What John Maynard Keynes defined as the necessary ‘animal spirits’ vital to energise economic recovery during the Great Depression ended up as the ‘irrational exuberance’ and ‘investor euphoria’ which mainly turned the tide on the 2008 Global Financial Crisis. Sure, quantitative easing money found its way into consumer and corporate pockets, but the general glut of synthetic printed money from the central banks is still the single most important factor turbo-thrusting financial markets to new heights.
The main issue for markets is when the central bank gravy-train stops and markets start to focus on the real future fundamentals. Even though the US economy has been performing well in the last eight years, there is still a sense that the economy remains in post-recovery mode. The Fed has already started slowly withdrawing its support, and other monetary conditions have started to tighten. The worry is how much economic confidence will start to wobble as the policy salve is removed.
Rising money market rates and the jump in long term bond yields have meant a sudden rise in borrowing costs for US consumers and businesses. The stronger dollar is already starting to make a dent in US growth potential. This was made quite clear in the latest GDP data which showed the economy slowing sharply in the fourth quarter to 1.9 per cent from 3.5 per cent in the previous period.

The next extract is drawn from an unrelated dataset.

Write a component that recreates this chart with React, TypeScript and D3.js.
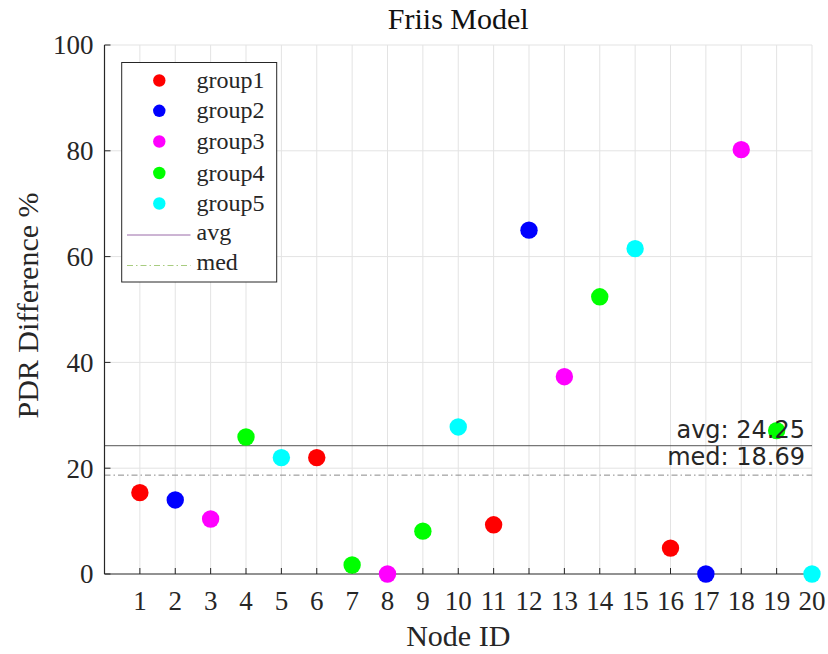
import React from "react";
import * as d3 from "d3";

// Node IDs and their PDR difference (%) with group membership
const nodeIds = [1, 2, 3, 4, 5, 6, 7, 8, 9, 10, 11, 12, 13, 14, 15, 16, 17, 18, 19, 20];
const pdrDiff = [15.38, 14.0, 10.4, 25.9, 22.0, 22.0, 1.7, 0, 8.1, 27.8, 9.3, 65.0, 37.3, 52.4, 61.5, 4.9, 0, 80.22, 27.1, 0];
const groupOf = [1, 2, 3, 4, 5, 1, 4, 3, 4, 5, 1, 2, 3, 4, 5, 1, 2, 3, 4, 5];

const groupNames = ["group1", "group2", "group3", "group4", "group5"];
const groupColors = ["#ff0000", "#0000ff", "#ff00ff", "#00ff00", "#00ffff"];

const yTicks = [0, 20, 40, 60, 80, 100];

const W = 828;
const H = 654;
const margin = { left: 104.5, right: 16, top: 45, bottom: 80 };

export default function App() {
  const x = d3.scaleLinear().domain([0, 20]).range([margin.left, W - margin.right]);
  const y = d3.scaleLinear().domain([0, 100]).range([H - margin.bottom, margin.top]);

  const avg = d3.mean(pdrDiff) as number;
  const med = d3.median(pdrDiff) as number;

  const serif = "'Liberation Serif', 'DejaVu Serif', serif";
  const sans = "'DejaVu Sans', sans-serif";
  const x0 = x(0);
  const x1 = x(20);
  const y0 = y(0);
  const y1 = y(100);

  const legendRows = [80.5, 110.8, 141.5, 173, 203.5, 235, 265.5];

  return (
    <svg width={W} height={H} style={{ position: "absolute", left: 0, top: 0, background: "#fff" }}>
      {/* grid */}
      {nodeIds.map((n) => (
        <line key={"gx" + n} x1={x(n)} x2={x(n)} y1={y0} y2={y1} stroke="#e3e3e3" strokeWidth={1} />
      ))}
      {yTicks.filter((t) => t > 0).map((t) => (
        <line key={"gy" + t} x1={x0} x2={x1} y1={y(t)} y2={y(t)} stroke="#e3e3e3" strokeWidth={1} />
      ))}

      {/* reference lines */}
      <line x1={x0} x2={x1} y1={y(avg)} y2={y(avg)} stroke="#555" strokeWidth={1} />
      <line x1={x0} x2={x1} y1={y(med)} y2={y(med)} stroke="#8a8a8a" strokeWidth={1} strokeDasharray="6,3,1.5,3" />

      {/* axes */}
      <line x1={x0} x2={x0} y1={y0} y2={y1} stroke="#262626" strokeWidth={1.2} />
      <line x1={x0} x2={x1} y1={y0} y2={y0} stroke="#262626" strokeWidth={1.2} />
      {yTicks.map((t) => (
        <g key={"ty" + t}>
          <line x1={x0} x2={x0 + 6} y1={y(t)} y2={y(t)} stroke="#262626" strokeWidth={1} />
          <text x={x0 - 11} y={y(t)} dy="0.35em" textAnchor="end" fontFamily={serif} fontSize={27} fill="#262626">
            {t}
          </text>
        </g>
      ))}
      {nodeIds.map((n) => (
        <g key={"tx" + n}>
          <line x1={x(n)} x2={x(n)} y1={y0} y2={y0 - 6} stroke="#262626" strokeWidth={1} />
          <text x={x(n)} y={y0 + 27} dy="0.35em" textAnchor="middle" fontFamily={serif} fontSize={27} fill="#262626">
            {n}
          </text>
        </g>
      ))}

      {/* points */}
      {pdrDiff.map((v, i) => (
        <circle key={"p" + i} cx={x(nodeIds[i])} cy={y(v)} r={8.7} fill={groupColors[groupOf[i] - 1]} />
      ))}

      {/* avg / med labels */}
      <text x={805} y={y(avg) - 7.5} textAnchor="end" fontFamily={sans} fontSize={24} fill="#262626">
        {"avg: " + avg.toFixed(2)}
      </text>
      <text x={805} y={y(med) - 10} textAnchor="end" fontFamily={sans} fontSize={24} fill="#262626">
        {"med: " + med.toFixed(2)}
      </text>

      {/* titles */}
      <text x={(x0 + x1) / 2} y={29} textAnchor="middle" fontFamily={serif} fontSize={30} fill="#111">
        Friis Model
      </text>
      <text x={(x0 + x1) / 2} y={646} textAnchor="middle" fontFamily={serif} fontSize={30} fill="#262626">
        Node ID
      </text>
      <text
        transform={`translate(38, ${(y0 + y1) / 2 - 4}) rotate(-90)`}
        textAnchor="middle"
        fontFamily={serif}
        fontSize={30}
        fill="#262626"
      >
        PDR Difference %
      </text>

      {/* legend */}
      <rect x={121.7} y={62.5} width={155} height={219.5} fill="#fff" stroke="#262626" strokeWidth={1} />
      {groupNames.map((g, i) => (
        <g key={g}>
          <circle cx={159.3} cy={legendRows[i]} r={6.2} fill={groupColors[i]} />
          <text x={196.5} y={legendRows[i]} dy="0.32em" fontFamily={serif} fontSize={24} fill="#262626">
            {g}
          </text>
        </g>
      ))}
      <line x1={127} x2={190.5} y1={legendRows[5]} y2={legendRows[5]} stroke="#9a6aa8" strokeWidth={1} />
      <text x={196.5} y={legendRows[5]} dy="0.2em" fontFamily={serif} fontSize={24} fill="#262626">
        avg
      </text>
      <line
        x1={127}
        x2={190.5}
        y1={legendRows[6]}
        y2={legendRows[6]}
        stroke="#a8cc80"
        strokeWidth={1}
        strokeDasharray="6,3,1.5,3"
      />
      <text x={196.5} y={legendRows[6]} dy="0.2em" fontFamily={serif} fontSize={24} fill="#262626">
        med
      </text>
    </svg>
  );
}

The strong dollar sent exports tumbling and encouraged US businesses to import cheaper components from abroad. Trump has his work cut out to keep his pledge to repair the US trade gap and double the US growth rate to 4 per cent in the future.
It is all down to confidence now. Once markets start to doubt Trump’s ability to deliver the goods on election promises to ‘make America strong again’, equities will become more vulnerable. Right now, historic market valuations don’t look too bad, especially compared to the heady heights of the Dot.com boom in 2000, but they are bubbling up to exposed levels which need to be justified by solid economic fundamentals, not fragile promises.
At the moment, Trump is enjoying a honeymoon period with the equity markets and he needs to craft out concrete, believable policies to maintain the rally. Global markets can only run on empty for so long.